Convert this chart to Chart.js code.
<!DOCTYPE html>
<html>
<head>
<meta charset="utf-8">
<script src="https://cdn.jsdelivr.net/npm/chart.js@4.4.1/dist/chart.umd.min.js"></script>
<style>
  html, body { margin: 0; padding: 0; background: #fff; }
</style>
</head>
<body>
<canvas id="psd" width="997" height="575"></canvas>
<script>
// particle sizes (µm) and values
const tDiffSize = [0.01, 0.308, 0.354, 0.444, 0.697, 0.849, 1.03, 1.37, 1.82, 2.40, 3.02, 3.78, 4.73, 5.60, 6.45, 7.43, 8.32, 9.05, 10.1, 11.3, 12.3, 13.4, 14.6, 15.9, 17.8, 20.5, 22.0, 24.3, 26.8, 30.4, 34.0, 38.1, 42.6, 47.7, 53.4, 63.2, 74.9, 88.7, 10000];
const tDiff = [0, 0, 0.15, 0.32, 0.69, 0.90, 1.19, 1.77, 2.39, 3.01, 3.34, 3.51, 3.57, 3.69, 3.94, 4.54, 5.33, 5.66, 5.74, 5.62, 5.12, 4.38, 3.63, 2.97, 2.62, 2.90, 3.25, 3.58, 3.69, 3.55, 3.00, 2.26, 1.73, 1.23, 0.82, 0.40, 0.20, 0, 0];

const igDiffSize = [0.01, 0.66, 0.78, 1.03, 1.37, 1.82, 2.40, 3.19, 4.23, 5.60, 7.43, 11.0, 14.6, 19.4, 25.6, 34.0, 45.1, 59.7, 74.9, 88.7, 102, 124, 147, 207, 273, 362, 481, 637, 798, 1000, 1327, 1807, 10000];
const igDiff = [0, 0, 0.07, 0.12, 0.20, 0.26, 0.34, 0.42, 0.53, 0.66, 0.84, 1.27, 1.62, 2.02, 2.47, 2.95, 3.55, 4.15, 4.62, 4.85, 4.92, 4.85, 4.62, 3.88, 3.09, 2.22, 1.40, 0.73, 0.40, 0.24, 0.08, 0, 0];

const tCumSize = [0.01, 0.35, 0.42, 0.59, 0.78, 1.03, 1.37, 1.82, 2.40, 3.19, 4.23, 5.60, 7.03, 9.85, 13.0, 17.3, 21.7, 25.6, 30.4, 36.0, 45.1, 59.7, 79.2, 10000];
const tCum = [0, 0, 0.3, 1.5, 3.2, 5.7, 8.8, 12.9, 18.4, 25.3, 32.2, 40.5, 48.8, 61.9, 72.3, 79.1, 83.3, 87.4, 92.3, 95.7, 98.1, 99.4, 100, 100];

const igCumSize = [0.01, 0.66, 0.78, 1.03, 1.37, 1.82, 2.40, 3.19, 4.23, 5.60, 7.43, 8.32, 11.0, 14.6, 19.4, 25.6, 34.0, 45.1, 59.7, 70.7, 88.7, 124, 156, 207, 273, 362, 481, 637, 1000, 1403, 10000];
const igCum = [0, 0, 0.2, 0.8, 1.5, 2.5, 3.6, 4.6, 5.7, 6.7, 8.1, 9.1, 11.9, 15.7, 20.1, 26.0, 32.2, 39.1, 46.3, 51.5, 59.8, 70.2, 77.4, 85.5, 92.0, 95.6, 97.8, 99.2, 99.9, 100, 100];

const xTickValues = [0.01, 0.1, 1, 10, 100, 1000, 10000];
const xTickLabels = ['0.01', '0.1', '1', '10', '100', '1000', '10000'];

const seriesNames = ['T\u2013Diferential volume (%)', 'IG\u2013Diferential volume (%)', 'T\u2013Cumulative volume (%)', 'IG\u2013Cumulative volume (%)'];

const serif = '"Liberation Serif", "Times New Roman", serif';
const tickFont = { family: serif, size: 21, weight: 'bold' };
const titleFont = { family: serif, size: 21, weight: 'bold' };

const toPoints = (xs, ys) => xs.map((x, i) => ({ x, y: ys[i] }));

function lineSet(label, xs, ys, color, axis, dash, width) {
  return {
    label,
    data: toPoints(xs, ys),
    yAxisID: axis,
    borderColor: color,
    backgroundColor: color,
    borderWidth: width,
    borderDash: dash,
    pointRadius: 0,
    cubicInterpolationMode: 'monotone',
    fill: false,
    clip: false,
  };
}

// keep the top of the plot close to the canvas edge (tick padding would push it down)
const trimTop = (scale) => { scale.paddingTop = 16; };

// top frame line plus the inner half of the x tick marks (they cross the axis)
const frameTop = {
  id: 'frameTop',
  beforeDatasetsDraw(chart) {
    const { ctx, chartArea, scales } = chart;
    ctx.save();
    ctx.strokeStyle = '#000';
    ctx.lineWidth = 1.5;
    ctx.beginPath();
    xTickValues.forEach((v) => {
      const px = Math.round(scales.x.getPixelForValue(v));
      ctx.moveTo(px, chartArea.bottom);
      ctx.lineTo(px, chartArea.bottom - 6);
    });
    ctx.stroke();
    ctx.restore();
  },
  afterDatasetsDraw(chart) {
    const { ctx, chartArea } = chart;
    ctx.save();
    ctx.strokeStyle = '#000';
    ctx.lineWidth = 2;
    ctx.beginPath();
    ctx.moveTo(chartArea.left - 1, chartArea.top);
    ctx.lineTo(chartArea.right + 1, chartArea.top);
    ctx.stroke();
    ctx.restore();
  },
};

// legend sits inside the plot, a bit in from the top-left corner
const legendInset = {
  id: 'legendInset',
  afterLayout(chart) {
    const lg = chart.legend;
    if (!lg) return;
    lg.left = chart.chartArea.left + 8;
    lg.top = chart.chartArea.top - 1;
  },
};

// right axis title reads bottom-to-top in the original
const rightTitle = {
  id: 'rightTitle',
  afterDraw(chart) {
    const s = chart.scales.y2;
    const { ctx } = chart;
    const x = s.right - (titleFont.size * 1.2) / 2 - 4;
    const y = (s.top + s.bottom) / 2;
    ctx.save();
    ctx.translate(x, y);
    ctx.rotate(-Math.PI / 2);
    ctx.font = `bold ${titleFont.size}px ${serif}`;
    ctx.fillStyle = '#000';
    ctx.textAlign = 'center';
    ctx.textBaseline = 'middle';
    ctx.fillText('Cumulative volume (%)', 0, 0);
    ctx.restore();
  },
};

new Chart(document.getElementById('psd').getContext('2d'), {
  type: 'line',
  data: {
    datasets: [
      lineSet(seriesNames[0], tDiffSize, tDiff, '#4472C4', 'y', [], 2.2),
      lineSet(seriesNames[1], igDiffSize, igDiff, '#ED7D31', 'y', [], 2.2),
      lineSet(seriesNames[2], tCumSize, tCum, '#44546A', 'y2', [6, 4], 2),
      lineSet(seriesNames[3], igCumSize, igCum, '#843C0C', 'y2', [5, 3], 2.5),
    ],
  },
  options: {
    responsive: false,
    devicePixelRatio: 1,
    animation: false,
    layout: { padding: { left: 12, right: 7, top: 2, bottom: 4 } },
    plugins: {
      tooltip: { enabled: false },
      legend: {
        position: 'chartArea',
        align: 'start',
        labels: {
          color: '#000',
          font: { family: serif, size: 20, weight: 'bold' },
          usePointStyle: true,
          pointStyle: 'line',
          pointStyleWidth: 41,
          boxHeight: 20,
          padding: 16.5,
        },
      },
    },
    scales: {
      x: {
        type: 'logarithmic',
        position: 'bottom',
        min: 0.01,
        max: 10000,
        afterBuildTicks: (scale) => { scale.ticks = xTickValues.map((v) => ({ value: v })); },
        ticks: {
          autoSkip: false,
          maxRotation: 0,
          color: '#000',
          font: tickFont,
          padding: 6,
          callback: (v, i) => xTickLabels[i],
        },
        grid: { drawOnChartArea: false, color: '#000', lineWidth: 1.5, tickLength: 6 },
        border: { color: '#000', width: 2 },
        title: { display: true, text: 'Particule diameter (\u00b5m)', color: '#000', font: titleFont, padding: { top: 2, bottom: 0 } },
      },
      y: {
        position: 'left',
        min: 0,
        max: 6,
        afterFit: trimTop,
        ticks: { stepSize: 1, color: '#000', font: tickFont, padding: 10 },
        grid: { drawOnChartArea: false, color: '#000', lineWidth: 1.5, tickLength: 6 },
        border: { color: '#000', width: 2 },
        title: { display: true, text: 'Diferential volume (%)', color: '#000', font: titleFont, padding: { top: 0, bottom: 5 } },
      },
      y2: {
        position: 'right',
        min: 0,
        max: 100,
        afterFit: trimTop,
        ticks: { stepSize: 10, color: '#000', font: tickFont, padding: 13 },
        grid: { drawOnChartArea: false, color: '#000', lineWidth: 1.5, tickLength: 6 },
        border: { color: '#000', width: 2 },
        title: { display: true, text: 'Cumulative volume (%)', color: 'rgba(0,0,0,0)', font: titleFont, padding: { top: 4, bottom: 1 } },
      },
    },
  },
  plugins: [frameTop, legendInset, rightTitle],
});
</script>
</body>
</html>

════════════════════

[AIM OF THE EXERCISE]
Looking at the material above, please copy exactly every line from its first line through the line containing "0.08, 0, 0];", with both ends included and nothing else.

[TASK SOLUTION]
Convert this chart to Chart.js code.
<!DOCTYPE html>
<html>
<head>
<meta charset="utf-8">
<script src="https://cdn.jsdelivr.net/npm/chart.js@4.4.1/dist/chart.umd.min.js"></script>
<style>
  html, body { margin: 0; padding: 0; background: #fff; }
</style>
</head>
<body>
<canvas id="psd" width="997" height="575"></canvas>
<script>
// particle sizes (µm) and values
const tDiffSize = [0.01, 0.308, 0.354, 0.444, 0.697, 0.849, 1.03, 1.37, 1.82, 2.40, 3.02, 3.78, 4.73, 5.60, 6.45, 7.43, 8.32, 9.05, 10.1, 11.3, 12.3, 13.4, 14.6, 15.9, 17.8, 20.5, 22.0, 24.3, 26.8, 30.4, 34.0, 38.1, 42.6, 47.7, 53.4, 63.2, 74.9, 88.7, 10000];
const tDiff = [0, 0, 0.15, 0.32, 0.69, 0.90, 1.19, 1.77, 2.39, 3.01, 3.34, 3.51, 3.57, 3.69, 3.94, 4.54, 5.33, 5.66, 5.74, 5.62, 5.12, 4.38, 3.63, 2.97, 2.62, 2.90, 3.25, 3.58, 3.69, 3.55, 3.00, 2.26, 1.73, 1.23, 0.82, 0.40, 0.20, 0, 0];

const igDiffSize = [0.01, 0.66, 0.78, 1.03, 1.37, 1.82, 2.40, 3.19, 4.23, 5.60, 7.43, 11.0, 14.6, 19.4, 25.6, 34.0, 45.1, 59.7, 74.9, 88.7, 102, 124, 147, 207, 273, 362, 481, 637, 798, 1000, 1327, 1807, 10000];
const igDiff = [0, 0, 0.07, 0.12, 0.20, 0.26, 0.34, 0.42, 0.53, 0.66, 0.84, 1.27, 1.62, 2.02, 2.47, 2.95, 3.55, 4.15, 4.62, 4.85, 4.92, 4.85, 4.62, 3.88, 3.09, 2.22, 1.40, 0.73, 0.40, 0.24, 0.08, 0, 0];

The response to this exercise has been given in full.